# Buildworld using modern software



## falkman (Jul 13, 2011)

Hello,

I like performance, as we all probably do. FreeBSD nails performance on the head as a kernel, but the 4 year old GCC is really starting to get to me, especially with modern day i7s and Xeons. Essentially, I want to make a bleeding edge system from FreeBSD. Luckily, with ports, this isn't a problem for 'most' of the system, but what I'm really focusing on this installation are the utilities that come with FreeBSD (the 'world').

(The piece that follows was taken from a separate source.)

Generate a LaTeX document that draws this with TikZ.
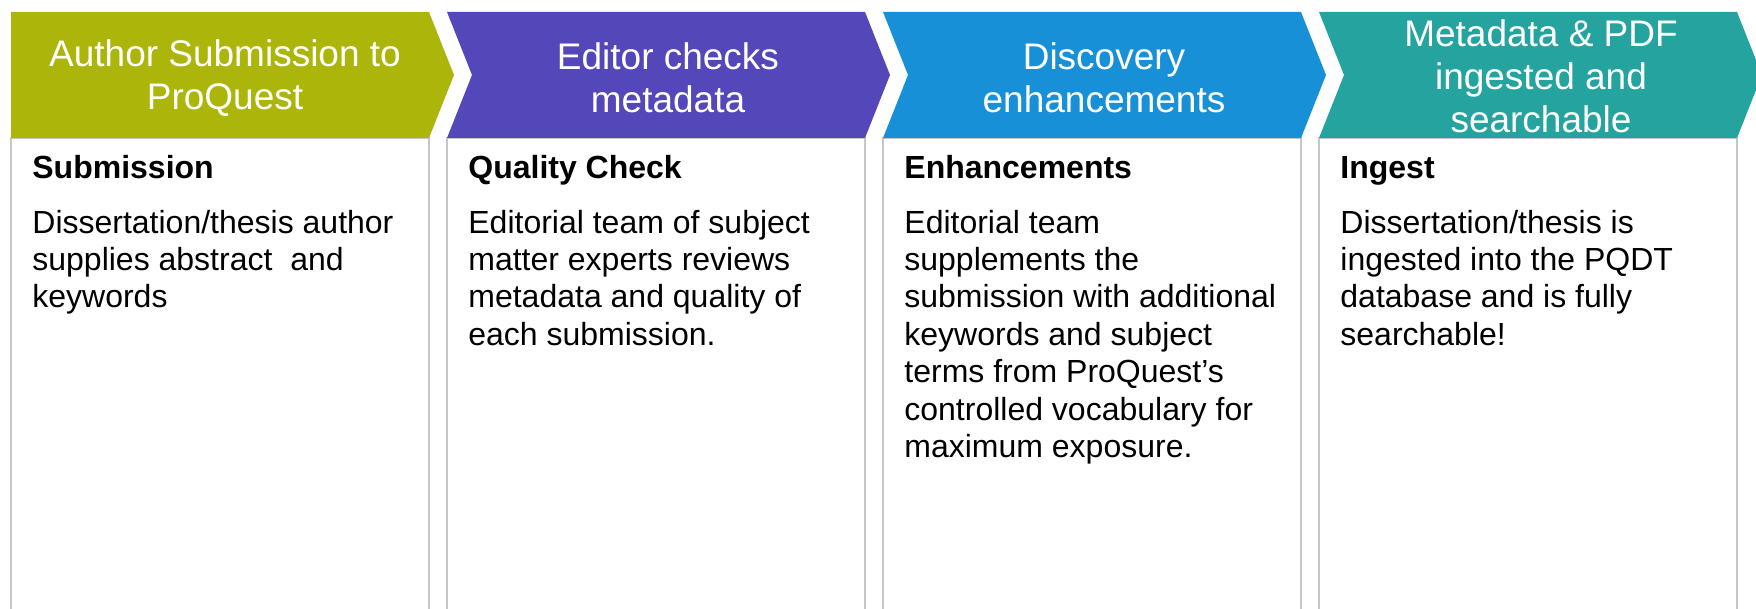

In a perfect world (pun intended), I'd have the most modern versions of all the software in the world, but really I don't think there would be much of a difference as most of it is already up to date. All I'm really worried about are binutils and GCC, which have been held back due to licensing. I'm wondering if anyone has been successful using a modern version of GCC and binutils for making the world, and the kernel. If it hasn't been done, then I'm going to try my hardest, and document it as much as I can. If it has been done, well, I'd love some feedback and maybe some tips.

-Brandon


----------



## poh-poh (Jul 13, 2011)

Have a look at [thread=19149]HOWTO: Install FreeBSD with gcc45[/thread]. I for one build kernel with *-O3* + *-fno-inline-functions -fno-inline-functions-called-once -fno-inline-small-functions*. Extra inlining causes zfs.ko to behave strangely on setting dataset properties.


----------



## phoenix (Jul 13, 2011)

You can skip GCC entirely and build the world/kernel and most ports using CLang.  CLang was imported into -CURRENT awhile back.  Granted, you have to run 9-CURRENT, but you seem to be gung-ho on running the bleeding edge anyway (not really sure why; stable always been newest for me).


----------



## falkman (Jul 13, 2011)

phoenix said:
			
		

> You can skip GCC entirely and build the world/kernel and most ports using CLang.  CLang was imported into -CURRENT awhile back.  Granted, you have to run 9-CURRENT, but you seem to be gung-ho on running the bleeding edge anyway (not really sure why; stable always been newest for me).



Heh, I know I came off as pro bleeding edge, but I just like the most recent stable builds, and gcc 4.2.1 isn't very recent. And thanks for mentioning CLang, I forgot the name of it and I wanted to look into it. I'll post results given what route works best for me.


----------